=== DATA SECTION ===

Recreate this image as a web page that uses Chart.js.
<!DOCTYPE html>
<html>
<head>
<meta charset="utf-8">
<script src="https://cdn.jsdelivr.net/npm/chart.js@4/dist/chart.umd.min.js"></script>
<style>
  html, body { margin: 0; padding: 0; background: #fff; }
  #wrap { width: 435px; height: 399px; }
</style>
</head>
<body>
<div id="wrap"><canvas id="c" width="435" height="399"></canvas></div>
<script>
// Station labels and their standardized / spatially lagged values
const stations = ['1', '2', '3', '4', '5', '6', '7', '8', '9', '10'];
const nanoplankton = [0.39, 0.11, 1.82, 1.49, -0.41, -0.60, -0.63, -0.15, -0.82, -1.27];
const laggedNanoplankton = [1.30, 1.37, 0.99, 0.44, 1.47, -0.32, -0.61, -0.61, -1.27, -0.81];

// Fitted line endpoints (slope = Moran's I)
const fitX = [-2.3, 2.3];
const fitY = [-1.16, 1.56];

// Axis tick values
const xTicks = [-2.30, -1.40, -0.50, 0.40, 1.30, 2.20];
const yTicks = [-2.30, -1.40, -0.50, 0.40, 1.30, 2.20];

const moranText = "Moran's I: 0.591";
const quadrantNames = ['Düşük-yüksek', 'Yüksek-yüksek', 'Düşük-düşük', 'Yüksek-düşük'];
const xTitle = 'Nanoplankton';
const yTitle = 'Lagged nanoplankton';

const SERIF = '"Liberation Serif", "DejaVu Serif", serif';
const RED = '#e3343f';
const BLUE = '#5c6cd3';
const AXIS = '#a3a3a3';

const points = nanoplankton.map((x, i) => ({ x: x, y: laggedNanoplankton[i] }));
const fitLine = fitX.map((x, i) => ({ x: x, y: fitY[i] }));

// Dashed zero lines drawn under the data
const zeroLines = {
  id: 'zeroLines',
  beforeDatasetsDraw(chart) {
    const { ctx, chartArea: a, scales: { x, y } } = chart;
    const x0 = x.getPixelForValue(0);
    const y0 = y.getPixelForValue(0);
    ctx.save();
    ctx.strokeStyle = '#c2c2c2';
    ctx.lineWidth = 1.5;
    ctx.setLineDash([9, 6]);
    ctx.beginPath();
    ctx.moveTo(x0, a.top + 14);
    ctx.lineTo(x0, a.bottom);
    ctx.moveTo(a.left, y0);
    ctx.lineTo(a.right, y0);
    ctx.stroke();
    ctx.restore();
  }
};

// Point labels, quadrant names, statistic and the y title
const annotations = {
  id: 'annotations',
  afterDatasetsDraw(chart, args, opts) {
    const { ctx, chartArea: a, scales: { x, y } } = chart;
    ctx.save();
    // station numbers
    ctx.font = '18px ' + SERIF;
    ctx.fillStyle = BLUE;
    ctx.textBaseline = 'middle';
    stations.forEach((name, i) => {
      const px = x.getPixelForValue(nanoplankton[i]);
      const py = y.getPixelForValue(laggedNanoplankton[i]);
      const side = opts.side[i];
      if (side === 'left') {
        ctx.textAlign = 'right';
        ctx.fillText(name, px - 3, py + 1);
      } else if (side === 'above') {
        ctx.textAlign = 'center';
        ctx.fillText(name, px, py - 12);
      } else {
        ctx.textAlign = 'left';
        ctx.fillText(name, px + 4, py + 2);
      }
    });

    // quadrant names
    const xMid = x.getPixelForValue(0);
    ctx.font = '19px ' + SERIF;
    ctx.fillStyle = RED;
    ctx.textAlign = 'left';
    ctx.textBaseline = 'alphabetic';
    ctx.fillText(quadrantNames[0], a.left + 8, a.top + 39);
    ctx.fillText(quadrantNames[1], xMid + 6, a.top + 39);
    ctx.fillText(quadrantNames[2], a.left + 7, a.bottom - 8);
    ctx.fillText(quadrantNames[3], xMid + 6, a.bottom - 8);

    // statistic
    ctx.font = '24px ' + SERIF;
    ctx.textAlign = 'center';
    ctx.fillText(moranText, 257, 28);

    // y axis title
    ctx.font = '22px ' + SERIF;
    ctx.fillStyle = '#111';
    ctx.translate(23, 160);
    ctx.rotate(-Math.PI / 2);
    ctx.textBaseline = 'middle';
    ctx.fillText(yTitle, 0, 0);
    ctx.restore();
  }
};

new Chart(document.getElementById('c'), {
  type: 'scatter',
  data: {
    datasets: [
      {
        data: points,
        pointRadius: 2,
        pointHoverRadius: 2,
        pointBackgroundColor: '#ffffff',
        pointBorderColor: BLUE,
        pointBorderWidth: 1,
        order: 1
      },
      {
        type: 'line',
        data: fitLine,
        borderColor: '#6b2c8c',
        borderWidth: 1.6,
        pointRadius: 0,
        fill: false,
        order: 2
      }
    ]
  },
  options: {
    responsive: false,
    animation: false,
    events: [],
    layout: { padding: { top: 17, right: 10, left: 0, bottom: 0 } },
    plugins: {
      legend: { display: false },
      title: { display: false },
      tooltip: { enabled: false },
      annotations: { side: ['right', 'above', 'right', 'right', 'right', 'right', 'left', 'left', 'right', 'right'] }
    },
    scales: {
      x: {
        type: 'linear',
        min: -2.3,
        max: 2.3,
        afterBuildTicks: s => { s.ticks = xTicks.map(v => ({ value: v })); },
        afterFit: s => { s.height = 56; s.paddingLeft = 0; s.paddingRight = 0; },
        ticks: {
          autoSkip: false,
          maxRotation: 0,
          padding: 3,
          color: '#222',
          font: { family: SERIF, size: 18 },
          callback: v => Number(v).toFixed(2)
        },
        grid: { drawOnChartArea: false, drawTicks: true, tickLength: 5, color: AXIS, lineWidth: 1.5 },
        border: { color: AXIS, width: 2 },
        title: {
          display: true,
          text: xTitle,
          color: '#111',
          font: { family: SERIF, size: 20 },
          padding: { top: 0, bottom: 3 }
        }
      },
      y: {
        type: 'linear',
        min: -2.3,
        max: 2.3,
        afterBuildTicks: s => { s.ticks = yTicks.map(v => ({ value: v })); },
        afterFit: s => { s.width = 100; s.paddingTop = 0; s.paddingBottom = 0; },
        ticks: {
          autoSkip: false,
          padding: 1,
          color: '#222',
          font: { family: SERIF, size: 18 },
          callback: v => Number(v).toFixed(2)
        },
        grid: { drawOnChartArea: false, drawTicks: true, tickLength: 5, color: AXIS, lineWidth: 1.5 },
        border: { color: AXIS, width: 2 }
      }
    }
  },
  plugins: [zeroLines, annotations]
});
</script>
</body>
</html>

=== TASK DETAILS ===
Copy exactly the lines that run from the first line of the data to the line containing "const fitLine = fitX.map((x, i)", please, with both ends included and nothing else.

=== TASK RESPONSE ===
Recreate this image as a web page that uses Chart.js.
<!DOCTYPE html>
<html>
<head>
<meta charset="utf-8">
<script src="https://cdn.jsdelivr.net/npm/chart.js@4/dist/chart.umd.min.js"></script>
<style>
  html, body { margin: 0; padding: 0; background: #fff; }
  #wrap { width: 435px; height: 399px; }
</style>
</head>
<body>
<div id="wrap"><canvas id="c" width="435" height="399"></canvas></div>
<script>
// Station labels and their standardized / spatially lagged values
const stations = ['1', '2', '3', '4', '5', '6', '7', '8', '9', '10'];
const nanoplankton = [0.39, 0.11, 1.82, 1.49, -0.41, -0.60, -0.63, -0.15, -0.82, -1.27];
const laggedNanoplankton = [1.30, 1.37, 0.99, 0.44, 1.47, -0.32, -0.61, -0.61, -1.27, -0.81];

// Fitted line endpoints (slope = Moran's I)
const fitX = [-2.3, 2.3];
const fitY = [-1.16, 1.56];

// Axis tick values
const xTicks = [-2.30, -1.40, -0.50, 0.40, 1.30, 2.20];
const yTicks = [-2.30, -1.40, -0.50, 0.40, 1.30, 2.20];

const moranText = "Moran's I: 0.591";
const quadrantNames = ['Düşük-yüksek', 'Yüksek-yüksek', 'Düşük-düşük', 'Yüksek-düşük'];
const xTitle = 'Nanoplankton';
const yTitle = 'Lagged nanoplankton';

const SERIF = '"Liberation Serif", "DejaVu Serif", serif';
const RED = '#e3343f';
const BLUE = '#5c6cd3';
const AXIS = '#a3a3a3';

const points = nanoplankton.map((x, i) => ({ x: x, y: laggedNanoplankton[i] }));
const fitLine = fitX.map((x, i) => ({ x: x, y: fitY[i] }));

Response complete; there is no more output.